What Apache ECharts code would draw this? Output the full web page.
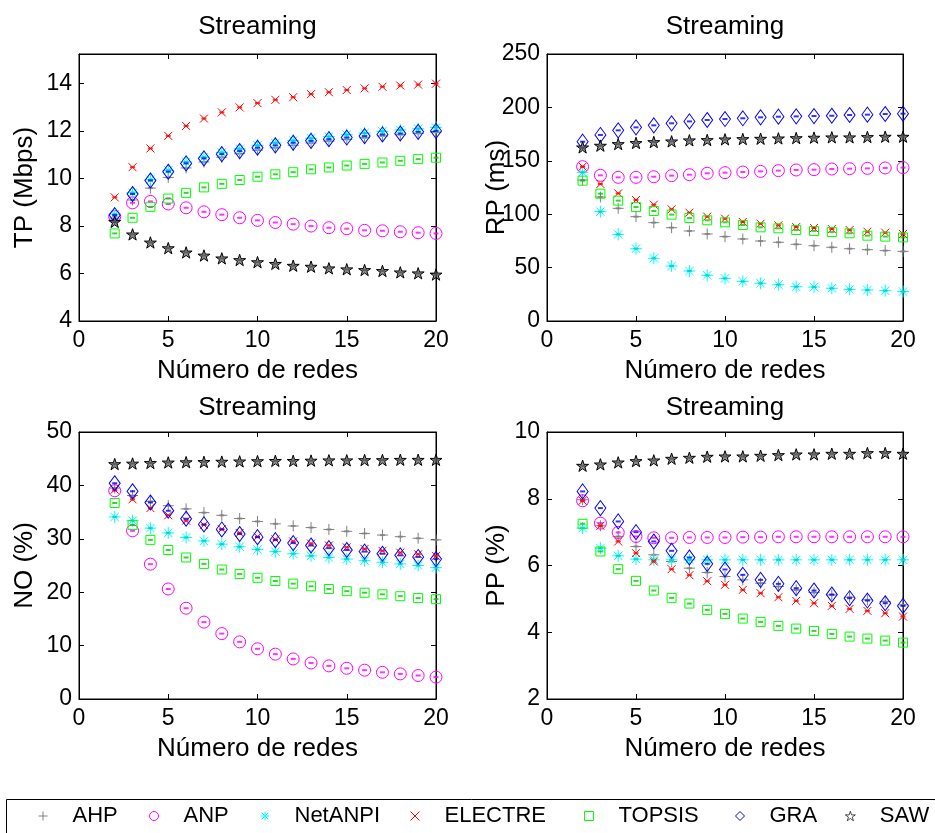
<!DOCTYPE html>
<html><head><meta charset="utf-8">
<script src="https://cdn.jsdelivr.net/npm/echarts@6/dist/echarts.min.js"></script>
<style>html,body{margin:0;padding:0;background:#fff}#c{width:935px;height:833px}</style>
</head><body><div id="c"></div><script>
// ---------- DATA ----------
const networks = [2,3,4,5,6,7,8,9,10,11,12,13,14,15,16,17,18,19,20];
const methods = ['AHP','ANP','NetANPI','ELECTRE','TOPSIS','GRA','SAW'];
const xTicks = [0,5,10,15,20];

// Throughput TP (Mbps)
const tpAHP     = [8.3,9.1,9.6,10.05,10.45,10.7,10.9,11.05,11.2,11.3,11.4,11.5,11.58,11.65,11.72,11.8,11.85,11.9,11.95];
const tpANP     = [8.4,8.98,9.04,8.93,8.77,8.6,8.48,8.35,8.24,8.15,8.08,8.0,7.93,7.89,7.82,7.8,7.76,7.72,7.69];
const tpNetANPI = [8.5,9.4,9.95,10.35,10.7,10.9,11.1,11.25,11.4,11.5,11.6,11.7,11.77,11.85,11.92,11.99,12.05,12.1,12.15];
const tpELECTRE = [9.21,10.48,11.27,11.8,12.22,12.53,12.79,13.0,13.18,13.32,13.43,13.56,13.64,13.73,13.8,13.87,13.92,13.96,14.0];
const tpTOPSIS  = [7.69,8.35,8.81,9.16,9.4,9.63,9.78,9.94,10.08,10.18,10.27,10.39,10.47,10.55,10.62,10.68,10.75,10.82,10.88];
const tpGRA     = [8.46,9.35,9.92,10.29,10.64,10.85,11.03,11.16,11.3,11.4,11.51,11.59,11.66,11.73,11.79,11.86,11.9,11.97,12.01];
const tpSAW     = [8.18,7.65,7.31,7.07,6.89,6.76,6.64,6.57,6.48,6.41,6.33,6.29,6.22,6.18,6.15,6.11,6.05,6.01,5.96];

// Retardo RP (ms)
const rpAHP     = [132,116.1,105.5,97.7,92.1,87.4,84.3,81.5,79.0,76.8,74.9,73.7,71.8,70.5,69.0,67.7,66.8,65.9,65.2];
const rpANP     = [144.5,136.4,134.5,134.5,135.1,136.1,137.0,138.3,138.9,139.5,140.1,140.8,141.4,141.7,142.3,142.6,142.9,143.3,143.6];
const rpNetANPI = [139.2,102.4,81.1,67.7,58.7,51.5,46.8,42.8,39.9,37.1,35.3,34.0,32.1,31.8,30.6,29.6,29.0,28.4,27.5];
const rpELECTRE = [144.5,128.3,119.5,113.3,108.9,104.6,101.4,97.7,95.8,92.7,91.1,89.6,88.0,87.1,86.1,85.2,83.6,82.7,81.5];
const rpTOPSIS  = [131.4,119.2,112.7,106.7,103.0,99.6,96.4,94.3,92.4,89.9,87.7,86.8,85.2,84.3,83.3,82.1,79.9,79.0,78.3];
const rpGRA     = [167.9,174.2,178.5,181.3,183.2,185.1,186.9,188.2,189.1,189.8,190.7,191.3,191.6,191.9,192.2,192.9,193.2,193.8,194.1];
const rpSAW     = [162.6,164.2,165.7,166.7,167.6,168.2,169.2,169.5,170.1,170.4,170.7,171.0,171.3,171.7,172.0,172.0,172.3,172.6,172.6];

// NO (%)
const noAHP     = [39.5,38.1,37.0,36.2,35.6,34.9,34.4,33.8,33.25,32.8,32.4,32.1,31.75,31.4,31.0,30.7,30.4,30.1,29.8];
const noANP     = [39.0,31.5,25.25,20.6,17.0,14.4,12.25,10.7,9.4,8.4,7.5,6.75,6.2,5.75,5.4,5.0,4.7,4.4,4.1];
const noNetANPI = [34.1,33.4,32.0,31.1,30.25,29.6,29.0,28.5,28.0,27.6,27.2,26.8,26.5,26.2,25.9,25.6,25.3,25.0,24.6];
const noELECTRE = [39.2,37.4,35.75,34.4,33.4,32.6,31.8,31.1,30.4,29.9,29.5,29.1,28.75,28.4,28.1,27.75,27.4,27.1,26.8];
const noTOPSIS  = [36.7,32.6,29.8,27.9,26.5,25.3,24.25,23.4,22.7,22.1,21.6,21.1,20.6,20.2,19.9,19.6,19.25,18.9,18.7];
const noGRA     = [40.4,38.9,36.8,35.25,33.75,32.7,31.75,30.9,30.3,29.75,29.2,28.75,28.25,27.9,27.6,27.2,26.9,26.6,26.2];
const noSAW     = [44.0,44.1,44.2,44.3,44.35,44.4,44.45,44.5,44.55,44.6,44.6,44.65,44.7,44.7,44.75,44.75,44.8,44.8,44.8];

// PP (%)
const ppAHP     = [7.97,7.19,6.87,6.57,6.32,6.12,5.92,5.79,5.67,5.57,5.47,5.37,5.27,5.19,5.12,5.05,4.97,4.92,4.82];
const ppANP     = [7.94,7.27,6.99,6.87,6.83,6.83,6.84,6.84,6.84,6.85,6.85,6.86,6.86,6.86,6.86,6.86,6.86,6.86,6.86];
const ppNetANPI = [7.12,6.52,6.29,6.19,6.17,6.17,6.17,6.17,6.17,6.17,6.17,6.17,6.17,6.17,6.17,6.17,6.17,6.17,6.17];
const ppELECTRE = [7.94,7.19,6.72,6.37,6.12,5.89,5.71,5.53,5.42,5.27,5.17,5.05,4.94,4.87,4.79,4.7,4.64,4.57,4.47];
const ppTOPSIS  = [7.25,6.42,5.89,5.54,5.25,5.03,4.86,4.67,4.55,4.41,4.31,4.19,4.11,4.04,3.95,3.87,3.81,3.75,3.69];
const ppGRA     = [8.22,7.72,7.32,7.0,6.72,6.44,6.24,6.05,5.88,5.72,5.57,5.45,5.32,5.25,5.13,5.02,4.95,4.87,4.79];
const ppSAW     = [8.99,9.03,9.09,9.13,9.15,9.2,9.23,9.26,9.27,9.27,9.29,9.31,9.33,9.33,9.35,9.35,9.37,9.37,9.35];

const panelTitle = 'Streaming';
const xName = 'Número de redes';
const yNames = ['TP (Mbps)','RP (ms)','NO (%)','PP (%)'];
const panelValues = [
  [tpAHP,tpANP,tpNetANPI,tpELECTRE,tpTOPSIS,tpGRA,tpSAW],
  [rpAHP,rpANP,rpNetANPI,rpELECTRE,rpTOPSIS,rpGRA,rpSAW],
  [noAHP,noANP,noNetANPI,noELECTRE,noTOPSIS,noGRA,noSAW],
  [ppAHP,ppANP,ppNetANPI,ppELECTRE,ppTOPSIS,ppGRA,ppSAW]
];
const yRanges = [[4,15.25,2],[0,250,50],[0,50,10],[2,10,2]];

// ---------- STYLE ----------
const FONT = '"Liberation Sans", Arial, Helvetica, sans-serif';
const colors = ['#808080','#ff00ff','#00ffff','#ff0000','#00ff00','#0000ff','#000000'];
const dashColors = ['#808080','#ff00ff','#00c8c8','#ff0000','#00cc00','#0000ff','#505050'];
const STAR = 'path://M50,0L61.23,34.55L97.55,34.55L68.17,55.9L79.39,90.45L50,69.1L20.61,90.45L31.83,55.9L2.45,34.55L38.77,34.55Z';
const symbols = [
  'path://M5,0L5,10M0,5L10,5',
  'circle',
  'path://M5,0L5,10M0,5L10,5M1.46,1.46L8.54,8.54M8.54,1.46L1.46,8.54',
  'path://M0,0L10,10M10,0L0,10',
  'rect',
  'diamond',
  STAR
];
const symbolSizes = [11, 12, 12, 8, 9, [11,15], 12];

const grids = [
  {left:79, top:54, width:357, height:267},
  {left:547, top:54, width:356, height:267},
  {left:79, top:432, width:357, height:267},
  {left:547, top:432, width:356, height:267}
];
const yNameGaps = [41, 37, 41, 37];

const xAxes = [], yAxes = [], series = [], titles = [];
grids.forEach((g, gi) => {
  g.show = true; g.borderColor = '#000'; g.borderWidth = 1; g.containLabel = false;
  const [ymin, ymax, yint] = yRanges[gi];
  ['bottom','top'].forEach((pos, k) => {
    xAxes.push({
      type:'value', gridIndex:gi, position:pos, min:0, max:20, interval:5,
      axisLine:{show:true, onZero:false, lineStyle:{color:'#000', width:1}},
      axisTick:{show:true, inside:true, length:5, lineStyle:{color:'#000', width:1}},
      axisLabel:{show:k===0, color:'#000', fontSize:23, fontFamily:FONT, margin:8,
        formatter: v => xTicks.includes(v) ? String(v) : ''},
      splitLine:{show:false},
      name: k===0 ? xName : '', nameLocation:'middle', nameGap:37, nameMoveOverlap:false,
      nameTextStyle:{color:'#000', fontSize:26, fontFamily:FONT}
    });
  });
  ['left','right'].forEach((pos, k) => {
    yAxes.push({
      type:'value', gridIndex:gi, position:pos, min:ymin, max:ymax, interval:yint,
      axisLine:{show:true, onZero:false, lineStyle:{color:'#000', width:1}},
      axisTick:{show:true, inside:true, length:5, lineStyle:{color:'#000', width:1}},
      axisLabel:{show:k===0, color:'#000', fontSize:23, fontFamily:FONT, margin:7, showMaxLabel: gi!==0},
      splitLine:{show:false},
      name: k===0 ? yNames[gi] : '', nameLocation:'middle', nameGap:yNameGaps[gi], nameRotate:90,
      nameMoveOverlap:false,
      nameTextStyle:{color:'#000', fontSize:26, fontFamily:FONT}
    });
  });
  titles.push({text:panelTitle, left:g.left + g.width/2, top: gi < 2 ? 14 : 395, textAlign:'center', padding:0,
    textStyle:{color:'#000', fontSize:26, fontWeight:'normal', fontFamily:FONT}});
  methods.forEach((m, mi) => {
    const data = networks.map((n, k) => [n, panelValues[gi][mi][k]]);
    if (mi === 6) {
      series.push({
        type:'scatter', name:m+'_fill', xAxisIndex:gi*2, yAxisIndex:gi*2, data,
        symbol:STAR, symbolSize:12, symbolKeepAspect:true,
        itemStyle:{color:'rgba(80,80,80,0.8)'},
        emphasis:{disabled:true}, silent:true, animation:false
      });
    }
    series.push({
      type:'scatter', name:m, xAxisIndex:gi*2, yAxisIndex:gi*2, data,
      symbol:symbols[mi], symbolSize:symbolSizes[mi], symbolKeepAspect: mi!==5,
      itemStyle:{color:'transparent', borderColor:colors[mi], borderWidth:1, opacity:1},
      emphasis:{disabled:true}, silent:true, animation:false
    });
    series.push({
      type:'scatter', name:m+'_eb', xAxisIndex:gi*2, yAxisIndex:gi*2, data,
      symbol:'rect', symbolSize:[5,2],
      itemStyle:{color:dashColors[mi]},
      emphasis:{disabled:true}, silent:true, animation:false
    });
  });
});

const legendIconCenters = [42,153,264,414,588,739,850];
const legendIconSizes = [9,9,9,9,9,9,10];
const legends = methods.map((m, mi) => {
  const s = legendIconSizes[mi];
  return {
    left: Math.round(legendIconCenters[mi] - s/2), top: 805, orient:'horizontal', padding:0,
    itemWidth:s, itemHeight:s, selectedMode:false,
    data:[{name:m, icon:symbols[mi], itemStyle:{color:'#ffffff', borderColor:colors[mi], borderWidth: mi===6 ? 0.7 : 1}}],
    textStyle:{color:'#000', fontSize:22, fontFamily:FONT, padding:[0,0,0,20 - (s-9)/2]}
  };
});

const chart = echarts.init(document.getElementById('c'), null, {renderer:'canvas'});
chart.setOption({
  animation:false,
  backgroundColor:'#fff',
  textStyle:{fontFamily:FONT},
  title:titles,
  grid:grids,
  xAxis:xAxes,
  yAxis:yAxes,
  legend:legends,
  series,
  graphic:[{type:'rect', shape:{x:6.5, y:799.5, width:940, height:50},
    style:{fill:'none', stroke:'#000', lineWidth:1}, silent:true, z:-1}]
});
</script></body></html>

### Problem description
Write down every line from the opening of the listing to the line with "const xTicks = [0,5,10,15,20];", both included, and nothing else; the pictures are omitted.

### Response to the task
What Apache ECharts code would draw this? Output the full web page.
<!DOCTYPE html>
<html><head><meta charset="utf-8">
<script src="https://cdn.jsdelivr.net/npm/echarts@6/dist/echarts.min.js"></script>
<style>html,body{margin:0;padding:0;background:#fff}#c{width:935px;height:833px}</style>
</head><body><div id="c"></div><script>
// ---------- DATA ----------
const networks = [2,3,4,5,6,7,8,9,10,11,12,13,14,15,16,17,18,19,20];
const methods = ['AHP','ANP','NetANPI','ELECTRE','TOPSIS','GRA','SAW'];
const xTicks = [0,5,10,15,20];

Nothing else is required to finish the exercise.